What the exercise asks » Leaving the pictures out, print the lines from the first line of the listing through the line containing "in range(1, 5)][:82]", exactly as they read, and no others.

Data extract »
━━━━

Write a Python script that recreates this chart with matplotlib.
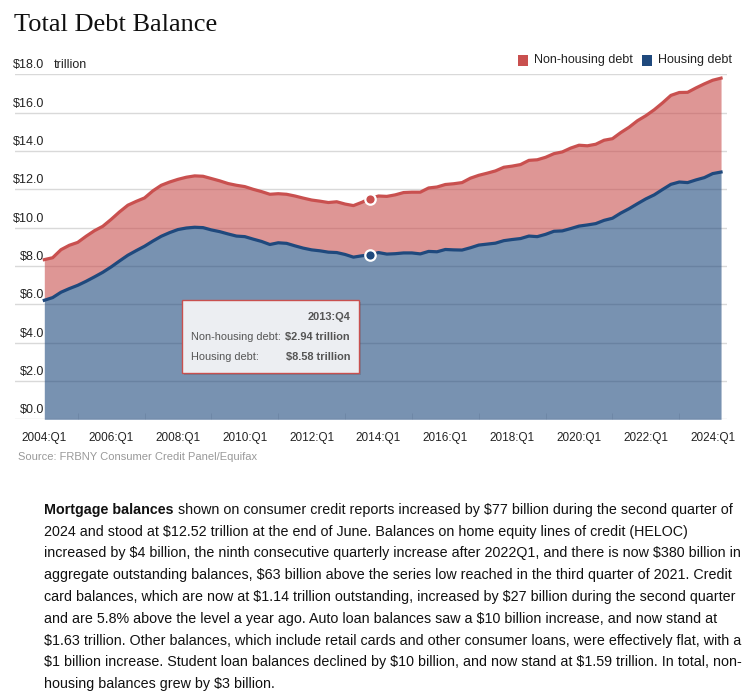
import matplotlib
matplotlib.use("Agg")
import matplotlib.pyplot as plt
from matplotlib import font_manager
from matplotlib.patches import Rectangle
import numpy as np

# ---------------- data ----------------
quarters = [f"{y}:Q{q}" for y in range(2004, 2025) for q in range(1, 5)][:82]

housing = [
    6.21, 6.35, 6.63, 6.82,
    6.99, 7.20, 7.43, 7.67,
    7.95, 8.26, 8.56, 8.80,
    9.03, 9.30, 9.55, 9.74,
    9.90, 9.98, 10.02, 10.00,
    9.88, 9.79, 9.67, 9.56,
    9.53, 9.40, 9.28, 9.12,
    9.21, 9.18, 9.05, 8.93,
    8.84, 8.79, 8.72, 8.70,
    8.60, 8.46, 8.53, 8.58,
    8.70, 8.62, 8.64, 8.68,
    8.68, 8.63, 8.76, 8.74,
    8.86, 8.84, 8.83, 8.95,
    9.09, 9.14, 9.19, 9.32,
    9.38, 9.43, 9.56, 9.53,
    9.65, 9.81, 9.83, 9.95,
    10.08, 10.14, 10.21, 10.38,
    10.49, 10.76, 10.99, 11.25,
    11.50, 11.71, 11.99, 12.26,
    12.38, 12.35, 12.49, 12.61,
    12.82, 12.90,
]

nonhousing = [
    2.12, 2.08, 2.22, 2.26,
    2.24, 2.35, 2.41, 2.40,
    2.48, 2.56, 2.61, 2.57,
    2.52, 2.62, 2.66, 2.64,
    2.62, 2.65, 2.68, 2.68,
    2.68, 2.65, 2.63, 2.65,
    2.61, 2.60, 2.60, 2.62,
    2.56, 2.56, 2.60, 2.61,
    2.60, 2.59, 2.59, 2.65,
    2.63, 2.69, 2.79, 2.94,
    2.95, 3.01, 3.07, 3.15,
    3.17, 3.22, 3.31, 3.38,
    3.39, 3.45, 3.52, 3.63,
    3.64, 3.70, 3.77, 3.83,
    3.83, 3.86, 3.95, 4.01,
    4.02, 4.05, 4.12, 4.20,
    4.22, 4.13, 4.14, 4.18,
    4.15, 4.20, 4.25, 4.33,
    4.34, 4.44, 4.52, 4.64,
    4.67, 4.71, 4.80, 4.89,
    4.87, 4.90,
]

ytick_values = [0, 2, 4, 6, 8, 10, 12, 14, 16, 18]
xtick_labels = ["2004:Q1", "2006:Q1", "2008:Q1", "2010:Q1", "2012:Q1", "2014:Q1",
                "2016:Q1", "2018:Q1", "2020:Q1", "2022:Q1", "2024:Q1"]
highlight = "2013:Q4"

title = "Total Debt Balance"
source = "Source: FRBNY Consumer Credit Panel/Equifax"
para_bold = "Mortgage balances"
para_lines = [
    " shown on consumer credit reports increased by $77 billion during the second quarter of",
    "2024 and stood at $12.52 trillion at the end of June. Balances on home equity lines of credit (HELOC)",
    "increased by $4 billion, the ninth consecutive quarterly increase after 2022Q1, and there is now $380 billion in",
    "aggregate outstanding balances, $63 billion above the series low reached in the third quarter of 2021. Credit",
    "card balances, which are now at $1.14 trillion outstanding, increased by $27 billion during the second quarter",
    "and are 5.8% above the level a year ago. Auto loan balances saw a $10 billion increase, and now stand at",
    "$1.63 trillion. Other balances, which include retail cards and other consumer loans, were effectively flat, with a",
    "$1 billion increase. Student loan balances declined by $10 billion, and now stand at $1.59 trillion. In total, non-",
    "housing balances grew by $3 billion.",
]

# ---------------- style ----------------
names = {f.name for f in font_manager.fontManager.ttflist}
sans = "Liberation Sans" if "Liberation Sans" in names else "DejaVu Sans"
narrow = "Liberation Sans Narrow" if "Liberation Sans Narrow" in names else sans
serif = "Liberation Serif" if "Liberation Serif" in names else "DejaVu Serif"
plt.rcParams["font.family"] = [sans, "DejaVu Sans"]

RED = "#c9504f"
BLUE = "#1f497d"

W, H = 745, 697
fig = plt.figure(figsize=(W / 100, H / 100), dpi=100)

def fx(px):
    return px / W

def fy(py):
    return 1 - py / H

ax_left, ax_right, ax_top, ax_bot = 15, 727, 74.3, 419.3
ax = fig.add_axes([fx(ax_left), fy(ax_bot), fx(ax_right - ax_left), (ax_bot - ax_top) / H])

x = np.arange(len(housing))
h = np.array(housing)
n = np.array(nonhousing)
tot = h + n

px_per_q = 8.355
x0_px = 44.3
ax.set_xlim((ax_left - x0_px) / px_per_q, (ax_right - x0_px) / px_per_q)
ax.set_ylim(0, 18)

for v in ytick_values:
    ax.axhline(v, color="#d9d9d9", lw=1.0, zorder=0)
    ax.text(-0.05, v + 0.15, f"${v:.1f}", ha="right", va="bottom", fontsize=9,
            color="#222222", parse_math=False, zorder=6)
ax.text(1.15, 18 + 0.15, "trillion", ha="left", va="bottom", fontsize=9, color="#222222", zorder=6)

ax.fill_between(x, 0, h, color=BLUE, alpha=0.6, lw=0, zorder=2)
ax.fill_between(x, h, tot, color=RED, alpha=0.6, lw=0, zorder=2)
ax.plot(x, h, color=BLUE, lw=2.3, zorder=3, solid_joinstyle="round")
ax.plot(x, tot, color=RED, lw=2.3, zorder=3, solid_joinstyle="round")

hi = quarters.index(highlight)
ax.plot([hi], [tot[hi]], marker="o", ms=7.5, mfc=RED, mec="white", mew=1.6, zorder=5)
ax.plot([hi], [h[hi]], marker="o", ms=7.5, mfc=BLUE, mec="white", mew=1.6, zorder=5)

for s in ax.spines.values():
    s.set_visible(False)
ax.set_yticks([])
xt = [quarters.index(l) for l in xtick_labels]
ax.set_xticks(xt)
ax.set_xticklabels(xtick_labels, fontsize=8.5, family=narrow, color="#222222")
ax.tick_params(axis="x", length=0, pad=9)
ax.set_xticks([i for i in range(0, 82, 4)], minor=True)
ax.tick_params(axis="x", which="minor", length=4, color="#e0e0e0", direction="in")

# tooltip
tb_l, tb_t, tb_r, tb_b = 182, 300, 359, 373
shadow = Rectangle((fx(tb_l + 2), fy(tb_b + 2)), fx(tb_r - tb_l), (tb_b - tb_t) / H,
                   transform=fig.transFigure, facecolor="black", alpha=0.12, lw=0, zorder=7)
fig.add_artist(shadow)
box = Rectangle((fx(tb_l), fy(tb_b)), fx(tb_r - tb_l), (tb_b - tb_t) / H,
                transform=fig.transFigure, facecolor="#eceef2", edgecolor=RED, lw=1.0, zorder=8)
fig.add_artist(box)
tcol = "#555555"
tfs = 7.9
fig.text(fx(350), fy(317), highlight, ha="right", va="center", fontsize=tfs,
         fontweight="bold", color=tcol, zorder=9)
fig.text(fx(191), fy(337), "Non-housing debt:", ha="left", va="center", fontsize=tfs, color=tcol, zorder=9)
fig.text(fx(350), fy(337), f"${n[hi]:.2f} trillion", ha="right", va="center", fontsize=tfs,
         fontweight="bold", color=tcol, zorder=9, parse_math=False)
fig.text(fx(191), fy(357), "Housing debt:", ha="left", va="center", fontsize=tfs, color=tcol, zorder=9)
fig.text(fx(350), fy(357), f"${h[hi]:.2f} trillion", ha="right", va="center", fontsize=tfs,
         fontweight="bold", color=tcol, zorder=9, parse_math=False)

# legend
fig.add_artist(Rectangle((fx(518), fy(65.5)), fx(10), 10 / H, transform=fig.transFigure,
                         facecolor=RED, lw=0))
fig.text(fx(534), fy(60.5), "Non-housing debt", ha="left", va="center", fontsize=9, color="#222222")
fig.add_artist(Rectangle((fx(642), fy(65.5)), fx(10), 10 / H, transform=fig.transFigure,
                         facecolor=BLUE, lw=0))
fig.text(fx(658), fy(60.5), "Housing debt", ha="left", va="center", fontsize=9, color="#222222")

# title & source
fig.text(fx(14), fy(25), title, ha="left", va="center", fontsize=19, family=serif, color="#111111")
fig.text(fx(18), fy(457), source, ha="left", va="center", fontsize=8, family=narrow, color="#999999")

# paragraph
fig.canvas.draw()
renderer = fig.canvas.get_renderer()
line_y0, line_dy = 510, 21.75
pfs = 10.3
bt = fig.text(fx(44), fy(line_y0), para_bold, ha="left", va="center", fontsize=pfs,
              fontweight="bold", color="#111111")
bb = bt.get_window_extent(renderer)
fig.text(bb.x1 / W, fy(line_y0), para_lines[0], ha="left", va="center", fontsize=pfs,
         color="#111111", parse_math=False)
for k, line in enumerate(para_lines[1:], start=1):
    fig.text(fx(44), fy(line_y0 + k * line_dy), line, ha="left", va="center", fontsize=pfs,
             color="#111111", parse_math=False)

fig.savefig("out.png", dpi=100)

━━━━

Result »
Write a Python script that recreates this chart with matplotlib.
import matplotlib
matplotlib.use("Agg")
import matplotlib.pyplot as plt
from matplotlib import font_manager
from matplotlib.patches import Rectangle
import numpy as np

# ---------------- data ----------------
quarters = [f"{y}:Q{q}" for y in range(2004, 2025) for q in range(1, 5)][:82]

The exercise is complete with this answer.